● STATED PROBLEM: Copy out every line in which the string "with" occurs.

● PROVIDED DATA:
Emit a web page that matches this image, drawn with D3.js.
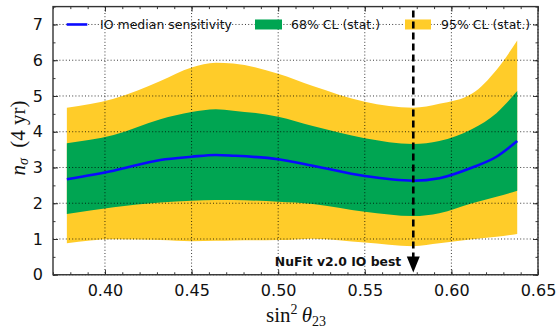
<!DOCTYPE html>
<html><head><meta charset="utf-8">
<script src="https://cdn.jsdelivr.net/npm/d3@7"></script>
<style>body{margin:0;background:#fff}svg{display:block}</style>
</head><body>
<svg id="c" width="560" height="328"></svg>
<script>
// ---- data ----
const xs      = [0.378, 0.405, 0.432, 0.45, 0.464, 0.474, 0.50, 0.52, 0.55, 0.578, 0.593, 0.612, 0.626, 0.638];
const up95    = [4.67, 4.92, 5.42, 5.80, 5.93, 5.91, 5.62, 5.28, 4.84, 4.67, 4.78, 5.07, 5.73, 6.55];
const up68    = [3.68, 3.91, 4.35, 4.55, 4.63, 4.59, 4.42, 4.16, 3.82, 3.66, 3.74, 4.08, 4.52, 5.14];
const median  = [2.67, 2.91, 3.21, 3.30, 3.35, 3.33, 3.23, 3.05, 2.76, 2.63, 2.70, 3.00, 3.30, 3.74];
const lo68    = [1.70, 1.89, 2.02, 2.07, 2.09, 2.09, 2.04, 1.98, 1.76, 1.64, 1.72, 2.00, 2.18, 2.35];
const lo95    = [0.88, 0.99, 0.97, 0.94, 0.95, 0.96, 0.97, 1.01, 0.90, 0.80, 0.88, 0.99, 1.06, 1.14];
const xTicks  = [0.40, 0.45, 0.50, 0.55, 0.60, 0.65];
const yTicks  = [0, 1, 2, 3, 4, 5, 6, 7];
const legendLabels = ["IO median sensitivity", "68% CL (stat.)", "95% CL (stat.)"];
const bestFit = 0.578;
const bestLabel = "NuFit v2.0 IO best";

// ---- layout ----
const L = 53, R = 538, T = 6.6, B = 274.75;
const svg = d3.select("#c");
const x = d3.scaleLinear([0.37, 0.65], [L, R]);
const y = d3.scaleLinear([0, 7.5], [B, T]);
const YEL = "#ffcc29", GRN = "#00a552", BLU = "#0a0aff";

const rows = xs.map((v, i) => ({x: v, u95: up95[i], u68: up68[i], m: median[i], l68: lo68[i], l95: lo95[i]}));
const curve = d3.curveMonotoneX;
const area = (a, b) => d3.area().curve(curve).x(d => x(d.x)).y0(d => y(d[a])).y1(d => y(d[b]));

svg.append("path").datum(rows).attr("d", area("l95", "u95")).attr("fill", YEL);
svg.append("path").datum(rows).attr("d", area("l68", "u68")).attr("fill", GRN);

// grid
const g = svg.append("g").attr("stroke", "#000").attr("stroke-width", 0.9).attr("stroke-dasharray", "1,2.2").attr("opacity", 0.85);
xTicks.forEach(t => g.append("line").attr("x1", x(t)).attr("x2", x(t)).attr("y1", T).attr("y2", B));
yTicks.forEach(t => g.append("line").attr("x1", L).attr("x2", R).attr("y1", y(t)).attr("y2", y(t)));

// median
svg.append("path").datum(rows)
  .attr("d", d3.line().curve(curve).x(d => x(d.x)).y(d => y(d.m)))
  .attr("fill", "none").attr("stroke", BLU).attr("stroke-width", 2.6);

// axes with inward ticks
const fontT = "DejaVu Sans";
function axisSet(axisGen, transform, labels) {
  const ga = svg.append("g").attr("transform", transform);
  ga.call(axisGen);
  ga.select(".domain").remove();
  ga.selectAll("text").attr("font-family", fontT).attr("font-size", 16).attr("fill", "#111");
  if (!labels) ga.selectAll("text").remove();
  ga.selectAll("line").attr("stroke", "#222").attr("stroke-width", 0.9);
  return ga;
}
const xMinor = d3.range(0.37, 0.6501, 0.01);
const yMinor = d3.range(0, 7.51, 0.5);
// bottom
axisSet(d3.axisBottom(x).tickValues(xTicks).tickFormat(d3.format(".2f")).tickSizeInner(-5).tickPadding(10), `translate(0,${B})`, true);
axisSet(d3.axisBottom(x).tickValues(xMinor).tickFormat("").tickSizeInner(-2.5), `translate(0,${B})`);
// top
axisSet(d3.axisTop(x).tickValues(xTicks).tickFormat("").tickSizeInner(-5), `translate(0,${T})`);
axisSet(d3.axisTop(x).tickValues(xMinor).tickFormat("").tickSizeInner(-2.5), `translate(0,${T})`);
// left
axisSet(d3.axisLeft(y).tickValues(yTicks).tickFormat(d3.format("d")).tickSizeInner(-5).tickPadding(10), `translate(${L},0)`, true);
axisSet(d3.axisLeft(y).tickValues(yMinor).tickFormat("").tickSizeInner(-2.5), `translate(${L},0)`);
// right
axisSet(d3.axisRight(y).tickValues(yTicks).tickFormat("").tickSizeInner(-5), `translate(${R},0)`);
axisSet(d3.axisRight(y).tickValues(yMinor).tickFormat("").tickSizeInner(-2.5), `translate(${R},0)`);

// frame
svg.append("rect").attr("x", L).attr("y", T).attr("width", R - L).attr("height", B - T)
  .attr("fill", "none").attr("stroke", "#333").attr("stroke-width", 1.4);

// legend
const ly = y(7);
const lg = svg.append("g").attr("font-family", fontT).attr("font-size", 12.5).attr("fill", "#111");
lg.append("line").attr("x1", 66.7).attr("x2", 87.3).attr("y1", ly).attr("y2", ly).attr("stroke", BLU).attr("stroke-width", 2.6);
lg.append("text").attr("x", 100).attr("y", ly).attr("dy", "0.35em").text(legendLabels[0]);
lg.append("rect").attr("x", 255).attr("y", ly - 5).attr("width", 27).attr("height", 10).attr("fill", GRN);
lg.append("text").attr("x", 291).attr("y", ly).attr("dy", "0.35em").text(legendLabels[1]);
lg.append("rect").attr("x", 405).attr("y", ly - 5).attr("width", 26).attr("height", 10).attr("fill", YEL);
lg.append("text").attr("x", 441).attr("y", ly).attr("dy", "0.35em").text(legendLabels[2]);

// best-fit arrow
const ax = x(bestFit);
svg.append("line").attr("x1", ax).attr("x2", ax).attr("y1", T + 4).attr("y2", 258)
  .attr("stroke", "#000").attr("stroke-width", 2.6).attr("stroke-dasharray", "7,4");
svg.append("path").attr("d", `M${ax - 6.5},256.5 L${ax + 6.5},256.5 L${ax},272.5 Z`).attr("fill", "#000");
svg.append("text").attr("x", ax - 12).attr("y", 262).attr("dy", "0.35em").attr("text-anchor", "end")
  .attr("font-family", fontT).attr("font-weight", "bold").attr("font-size", 12.4).attr("fill", "#111").text(bestLabel);

// axis labels
const serif = "Liberation Serif";
const xl = svg.append("text").attr("x", 296).attr("y", 322).attr("text-anchor", "middle")
  .attr("font-family", serif).attr("font-size", 21).attr("fill", "#111");
xl.append("tspan").text("sin");
xl.append("tspan").attr("font-size", 14).attr("dy", -8).text("2");
xl.append("tspan").attr("dy", 8).text("\u2009");
xl.append("tspan").attr("font-style", "italic").text("θ");
xl.append("tspan").attr("font-size", 14).attr("dy", 4).text("23");

const yl = svg.append("text").attr("transform", "translate(25,138) rotate(-90)").attr("text-anchor", "middle")
  .attr("font-family", serif).attr("font-size", 21).attr("fill", "#111");
yl.append("tspan").attr("font-style", "italic").text("n");
yl.append("tspan").attr("font-style", "italic").attr("font-size", 14).attr("dy", 3).text("σ");
yl.append("tspan").attr("dy", -3).text("\u2002(4 yr)");
</script>
</body></html>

● RESPONSE:
Emit a web page that matches this image, drawn with D3.js.
// axes with inward ticks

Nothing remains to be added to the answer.